── Raw data ──
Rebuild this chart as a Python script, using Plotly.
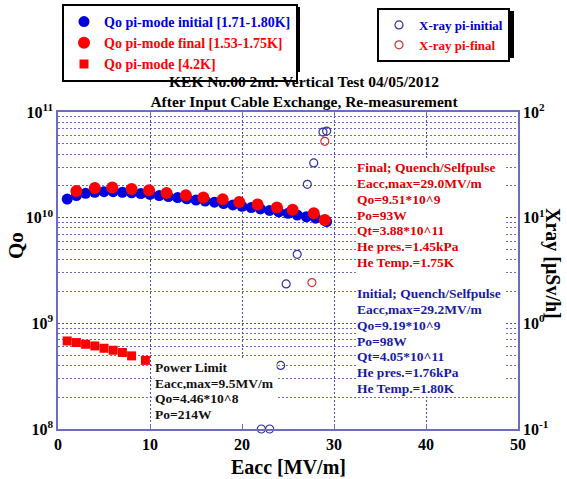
import plotly.graph_objects as go

# ---------------- data ----------------
eacc_init = [1, 2, 3, 4, 5, 6, 7, 8, 9, 10, 11, 12, 13, 14, 15, 16, 17, 18, 19, 20,
             21, 22, 23, 24, 25, 26, 27, 28, 29, 29.2]
qo_init = [1.50e10, 1.62e10, 1.70e10, 1.74e10, 1.76e10, 1.76e10, 1.74e10, 1.72e10, 1.69e10, 1.66e10,
           1.62e10, 1.585e10, 1.55e10, 1.51e10, 1.47e10, 1.435e10, 1.40e10, 1.36e10, 1.32e10, 1.28e10,
           1.245e10, 1.21e10, 1.17e10, 1.135e10, 1.10e10, 1.06e10, 1.02e10, 9.89e9, 9.44e9, 9.19e9]

eacc_final = [2.0, 4.0, 5.9, 8.0, 9.9, 11.8, 13.9, 15.8, 17.9, 19.7, 21.7, 23.8, 25.5, 27.8, 29.0]
qo_final = [1.79e10, 1.91e10, 1.93e10, 1.87e10, 1.82e10, 1.71e10, 1.63e10, 1.55e10, 1.49e10, 1.41e10,
            1.33e10, 1.25e10, 1.19e10, 1.10e10, 9.51e9]

eacc_42k = [1, 2, 3, 4, 5, 6, 7, 8, 9.5]
qo_42k = [6.81e8, 6.58e8, 6.34e8, 6.11e8, 5.81e8, 5.56e8, 5.30e8, 4.92e8, 4.46e8]

xray_init_eacc = [22.1, 23.0, 24.2, 24.8, 26.0, 27.1, 27.8, 28.8, 29.2]
xray_init = [0.1, 0.1, 0.40, 2.36, 4.5, 20.7, 33, 64.6, 66]
xray_final_eacc = [27.6, 29.0]
xray_final = [2.43, 52.8]

x_ticks = [0, 10, 20, 30, 40, 50]
qo_ticks = [1e8, 1e9, 1e10, 1e11]
qo_tick_text = ["10<sup>8</sup>", "10<sup>9</sup>", "10<sup>10</sup>", "10<sup>11</sup>"]
qo_minor = [m * 10 ** d for d in (8, 9, 10) for m in range(2, 10)]
xr_ticks = [0.1, 1, 10, 100]
xr_tick_text = ["10<sup>-1</sup>", "10<sup>0</sup>", "10<sup>1</sup>", "10<sup>2</sup>"]

final_lines = ["Final; Quench/Selfpulse", "Eacc,max=29.0MV/m", "Qo=9.51*10^9", "Po=93W",
               "Qt=3.88*10^11", "He pres.=1.45kPa", "He Temp.=1.75K"]
initial_lines = ["Initial; Quench/Selfpulse", "Eacc,max=29.2MV/m", "Qo=9.19*10^9", "Po=98W",
                 "Qt=4.05*10^11", "He pres.=1.76kPa", "He Temp.=1.80K"]
power_lines = ["Power Limit", "Eacc,max=9.5MV/m", "Qo=4.46*10^8", "Po=214W"]

# ---------------- layout helpers ----------------
W, H = 567, 479
ML, MR, MT, MB = 58, 49, 112, 50
PW, PH = W - ML - MR, H - MT - MB
FONT = "Liberation Serif"
GRID = "#4a4ab0"
FRAME = "#6c6cc4"


def px2x(px):
    return (px - ML) / PW


def py2y(py):
    return (H - MB - py) / PH


fig = go.Figure()

fig.add_trace(go.Scatter(
    x=eacc_init, y=qo_init, mode="markers", legend="legend",
    name="<b><span style='color:#0000dd'>Qo pi-mode initial [1.71-1.80K]</span></b>",
    marker=dict(symbol="circle", size=11, color="#0000dd", line=dict(width=0))))
fig.add_trace(go.Scatter(
    x=eacc_final, y=qo_final, mode="markers", legend="legend",
    name="<b><span style='color:#ff0000'>Qo pi-mode final [1.53-1.75K]</span></b>",
    marker=dict(symbol="circle", size=12, color="#ff0000", line=dict(width=0))))
fig.add_trace(go.Scatter(
    x=eacc_42k, y=qo_42k, mode="markers", legend="legend",
    name="<b><span style='color:#ff0000'>Qo pi-mode [4.2K]</span></b>",
    marker=dict(symbol="square", size=9, color="#ff0000", line=dict(width=0))))
fig.add_trace(go.Scatter(
    x=xray_init_eacc, y=xray_init, mode="markers", yaxis="y2", legend="legend2",
    cliponaxis=False,
    name="<b><span style='color:#0000cc'>X-ray pi-initial</span></b>",
    marker=dict(symbol="circle-open", size=8, color="#33339a", line=dict(width=1.2))))
fig.add_trace(go.Scatter(
    x=xray_final_eacc, y=xray_final, mode="markers", yaxis="y2", legend="legend2",
    cliponaxis=False,
    name="<b><span style='color:#ff0000'>X-ray pi-final</span></b>",
    marker=dict(symbol="circle-open", size=8, color="#cc3333", line=dict(width=1.2))))

annotations = []
# text blocks
right_lines = final_lines + [" "] + initial_lines
right_colors = ["#dd0000"] * len(final_lines) + ["#dd0000"] + ["#1a1aa8"] * len(initial_lines)
for i, (t, c) in enumerate(zip(right_lines, right_colors)):
    annotations.append(dict(
        text=f"<b>{t}</b>", xref="paper", yref="paper", x=px2x(356), y=py2y(167.3 + i * 15.75),
        xanchor="left", yanchor="middle", align="left", showarrow=False, width=147, height=16,
        bgcolor="white", borderpad=0, font=dict(family=FONT, size=13.5, color=c)))
for i, t in enumerate(power_lines):
    annotations.append(dict(
        text=f"<b>{t}</b>", xref="paper", yref="paper", x=px2x(154), y=py2y(366.7 + i * 15.8),
        xanchor="left", yanchor="middle", align="left", showarrow=False, width=121, height=16,
        bgcolor="white", borderpad=0, font=dict(family=FONT, size=13.5, color="#111111")))
# axis titles
annotations.append(dict(text="<b>Qo</b>", xref="paper", yref="paper", x=px2x(16), y=py2y(246),
                        textangle=-90, showarrow=False, xanchor="center", yanchor="middle",
                        font=dict(family=FONT, size=21, color="black")))
annotations.append(dict(text="<b>Xray [μSv/h]</b>", xref="paper", yref="paper", x=px2x(553),
                        y=py2y(263), textangle=90, showarrow=False, xanchor="center", yanchor="middle",
                        font=dict(family=FONT, size=20, color="black")))
annotations.append(dict(text="<b>Eacc [MV/m]</b>", xref="paper", yref="paper", x=px2x(288),
                        y=py2y(466.5), showarrow=False, xanchor="center", yanchor="middle",
                        font=dict(family=FONT, size=20, color="black")))

shapes = [
    dict(type="rect", xref="paper", yref="paper", x0=px2x(65), x1=px2x(300), y0=py2y(72), y1=py2y(7),
         fillcolor="black", line=dict(width=0), layer="above"),
    dict(type="rect", xref="paper", yref="paper", x0=px2x(380), x1=px2x(514), y0=py2y(58), y1=py2y(11),
         fillcolor="black", line=dict(width=0), layer="above"),
]

tickfont = dict(family=FONT, size=16, color="black")

fig.update_layout(
    width=W, height=H, margin=dict(l=ML, r=MR, t=MT, b=MB, autoexpand=False),
    paper_bgcolor="white", plot_bgcolor="white",
    font=dict(family=FONT, color="black"),
    title=dict(text="<b>KEK No.00 2nd. Vertical Test 04/05/2012<br>After Input Cable Exchange, Re-measurement</b>",
               x=px2x(304), xref="paper", xanchor="center", y=1 - 86.5 / H, yref="container",
               yanchor="middle", font=dict(family=FONT, size=15.5, color="black")),
    xaxis=dict(range=[0, 50], tickvals=x_ticks, ticktext=[f"<b>{v}</b>" for v in x_ticks],
               tickfont=tickfont, showgrid=True, gridcolor=GRID, griddash="2px,2px", gridwidth=1,
               showline=True, linecolor=FRAME, linewidth=1.5, mirror="ticks",
               ticks="inside", ticklen=5, tickcolor=FRAME, zeroline=False),
    yaxis=dict(type="log", range=[8, 11], tickvals=qo_ticks,
               ticktext=[f"<b>{t}</b>" for t in qo_tick_text], tickfont=tickfont,
               showgrid=True, gridcolor=GRID, griddash="2px,2px", gridwidth=1,
               minor=dict(tickvals=qo_minor, showgrid=True, gridcolor="#6a6ac0",
                          griddash="2px,2px", gridwidth=1, ticks=""),
               showline=True, linecolor=FRAME, linewidth=1.5, ticks="", zeroline=False,
               ticklabelstandoff=0),
    yaxis2=dict(type="log", range=[-1, 2], overlaying="y", side="right", tickvals=xr_ticks,
                ticktext=[f"<b>{t}</b>" for t in xr_tick_text], tickfont=tickfont,
                showgrid=False, showline=True, linecolor=FRAME, linewidth=1.5, ticks="",
                zeroline=False),
    legend=dict(x=px2x(62), y=py2y(4), xanchor="left", yanchor="top", bgcolor="white",
                bordercolor="black", borderwidth=2, font=dict(family=FONT, size=14)),
    legend2=dict(x=px2x(377), y=py2y(8), xanchor="left", yanchor="top", bgcolor="white",
                 bordercolor="black", borderwidth=2, font=dict(family=FONT, size=13)),
    annotations=annotations,
    shapes=shapes,
)

fig.write_html("out.html", config={"displayModeBar": False},
               post_script="document.body.style.margin='0px';document.body.style.padding='0px';")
───
Exercise objective :: Give again exactly the lines running from the beginning of the material above through the line that contains "import plotly.graph_objects as go", and leave out every picture.

Answer ::
Rebuild this chart as a Python script, using Plotly.
import plotly.graph_objects as go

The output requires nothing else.